» **AIM**: Everything from the first line of the data through the line with "82.0, 83.6, 86.4]" is to be echoed exactly, minus the pictures.
• • • •
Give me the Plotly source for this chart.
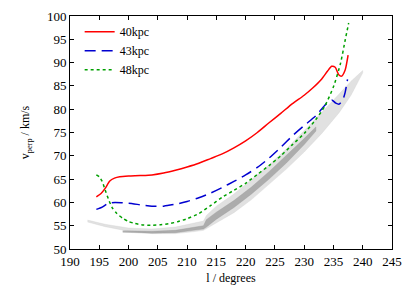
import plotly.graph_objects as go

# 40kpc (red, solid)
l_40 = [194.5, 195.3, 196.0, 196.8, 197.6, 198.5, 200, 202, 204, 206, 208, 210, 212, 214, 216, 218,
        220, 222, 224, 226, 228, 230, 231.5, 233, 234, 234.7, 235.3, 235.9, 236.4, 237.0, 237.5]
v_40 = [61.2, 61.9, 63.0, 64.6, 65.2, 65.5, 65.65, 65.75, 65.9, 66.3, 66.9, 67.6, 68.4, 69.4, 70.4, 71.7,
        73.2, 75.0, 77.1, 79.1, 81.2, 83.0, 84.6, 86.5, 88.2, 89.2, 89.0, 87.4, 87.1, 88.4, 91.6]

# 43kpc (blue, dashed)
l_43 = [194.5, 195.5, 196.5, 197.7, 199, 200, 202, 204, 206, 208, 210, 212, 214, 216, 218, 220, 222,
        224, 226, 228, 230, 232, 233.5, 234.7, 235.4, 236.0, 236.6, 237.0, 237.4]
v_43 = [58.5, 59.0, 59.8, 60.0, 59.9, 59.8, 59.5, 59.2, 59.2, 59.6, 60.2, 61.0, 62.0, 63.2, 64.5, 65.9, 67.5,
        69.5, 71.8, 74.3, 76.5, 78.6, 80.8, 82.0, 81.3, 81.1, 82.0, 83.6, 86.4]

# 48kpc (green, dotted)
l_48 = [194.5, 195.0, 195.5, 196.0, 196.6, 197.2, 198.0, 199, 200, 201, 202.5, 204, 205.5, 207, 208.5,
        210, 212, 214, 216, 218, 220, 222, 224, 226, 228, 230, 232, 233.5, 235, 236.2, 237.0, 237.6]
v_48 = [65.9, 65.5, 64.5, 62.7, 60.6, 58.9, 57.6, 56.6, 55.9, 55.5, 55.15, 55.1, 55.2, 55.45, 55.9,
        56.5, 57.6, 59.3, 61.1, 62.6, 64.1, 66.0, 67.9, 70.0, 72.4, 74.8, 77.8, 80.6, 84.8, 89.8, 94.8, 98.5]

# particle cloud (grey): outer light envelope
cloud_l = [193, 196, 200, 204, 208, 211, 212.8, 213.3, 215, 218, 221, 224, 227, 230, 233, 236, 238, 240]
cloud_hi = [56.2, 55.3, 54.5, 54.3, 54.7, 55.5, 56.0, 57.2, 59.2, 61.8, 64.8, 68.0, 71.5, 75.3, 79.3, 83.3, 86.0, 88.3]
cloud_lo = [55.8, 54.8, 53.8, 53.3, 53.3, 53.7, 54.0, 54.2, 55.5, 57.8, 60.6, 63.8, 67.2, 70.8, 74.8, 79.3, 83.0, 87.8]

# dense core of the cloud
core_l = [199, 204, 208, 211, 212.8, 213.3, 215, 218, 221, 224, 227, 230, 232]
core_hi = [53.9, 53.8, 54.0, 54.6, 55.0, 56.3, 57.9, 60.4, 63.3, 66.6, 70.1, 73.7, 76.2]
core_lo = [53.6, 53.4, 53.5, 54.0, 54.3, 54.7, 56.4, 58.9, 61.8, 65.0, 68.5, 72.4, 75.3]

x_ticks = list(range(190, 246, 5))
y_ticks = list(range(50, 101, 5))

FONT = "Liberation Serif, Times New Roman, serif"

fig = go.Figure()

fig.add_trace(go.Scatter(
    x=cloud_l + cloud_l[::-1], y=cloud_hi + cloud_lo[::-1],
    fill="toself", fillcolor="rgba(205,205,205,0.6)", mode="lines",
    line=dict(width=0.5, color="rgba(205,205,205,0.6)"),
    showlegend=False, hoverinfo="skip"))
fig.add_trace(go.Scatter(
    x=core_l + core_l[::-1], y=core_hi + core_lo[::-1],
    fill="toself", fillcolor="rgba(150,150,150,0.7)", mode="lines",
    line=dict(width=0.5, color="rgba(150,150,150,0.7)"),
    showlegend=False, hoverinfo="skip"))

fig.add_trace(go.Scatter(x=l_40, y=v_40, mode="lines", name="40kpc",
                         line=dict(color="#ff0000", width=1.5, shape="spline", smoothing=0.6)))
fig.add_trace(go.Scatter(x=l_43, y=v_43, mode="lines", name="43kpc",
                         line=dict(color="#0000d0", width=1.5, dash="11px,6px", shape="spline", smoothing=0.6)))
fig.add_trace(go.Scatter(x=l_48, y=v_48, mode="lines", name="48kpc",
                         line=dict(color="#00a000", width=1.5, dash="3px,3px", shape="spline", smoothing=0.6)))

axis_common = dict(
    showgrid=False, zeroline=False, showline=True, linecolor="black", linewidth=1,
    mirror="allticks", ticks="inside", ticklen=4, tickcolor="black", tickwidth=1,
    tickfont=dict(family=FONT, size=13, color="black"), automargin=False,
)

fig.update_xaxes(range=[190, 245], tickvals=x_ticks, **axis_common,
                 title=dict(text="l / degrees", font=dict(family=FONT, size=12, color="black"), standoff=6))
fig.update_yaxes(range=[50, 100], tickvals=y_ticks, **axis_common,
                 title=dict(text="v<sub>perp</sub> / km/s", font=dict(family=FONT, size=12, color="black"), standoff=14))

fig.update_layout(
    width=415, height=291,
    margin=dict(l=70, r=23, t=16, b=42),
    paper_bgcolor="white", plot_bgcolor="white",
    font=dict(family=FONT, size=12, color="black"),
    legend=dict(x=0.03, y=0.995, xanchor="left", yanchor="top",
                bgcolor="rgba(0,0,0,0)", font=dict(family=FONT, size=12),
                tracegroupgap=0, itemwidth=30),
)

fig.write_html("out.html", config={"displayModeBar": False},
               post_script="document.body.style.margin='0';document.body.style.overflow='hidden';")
• • • •
» **SOLUTION FOR THIS EXERCISE**:
Give me the Plotly source for this chart.
import plotly.graph_objects as go

# 40kpc (red, solid)
l_40 = [194.5, 195.3, 196.0, 196.8, 197.6, 198.5, 200, 202, 204, 206, 208, 210, 212, 214, 216, 218,
        220, 222, 224, 226, 228, 230, 231.5, 233, 234, 234.7, 235.3, 235.9, 236.4, 237.0, 237.5]
v_40 = [61.2, 61.9, 63.0, 64.6, 65.2, 65.5, 65.65, 65.75, 65.9, 66.3, 66.9, 67.6, 68.4, 69.4, 70.4, 71.7,
        73.2, 75.0, 77.1, 79.1, 81.2, 83.0, 84.6, 86.5, 88.2, 89.2, 89.0, 87.4, 87.1, 88.4, 91.6]

# 43kpc (blue, dashed)
l_43 = [194.5, 195.5, 196.5, 197.7, 199, 200, 202, 204, 206, 208, 210, 212, 214, 216, 218, 220, 222,
        224, 226, 228, 230, 232, 233.5, 234.7, 235.4, 236.0, 236.6, 237.0, 237.4]
v_43 = [58.5, 59.0, 59.8, 60.0, 59.9, 59.8, 59.5, 59.2, 59.2, 59.6, 60.2, 61.0, 62.0, 63.2, 64.5, 65.9, 67.5,
        69.5, 71.8, 74.3, 76.5, 78.6, 80.8, 82.0, 81.3, 81.1, 82.0, 83.6, 86.4]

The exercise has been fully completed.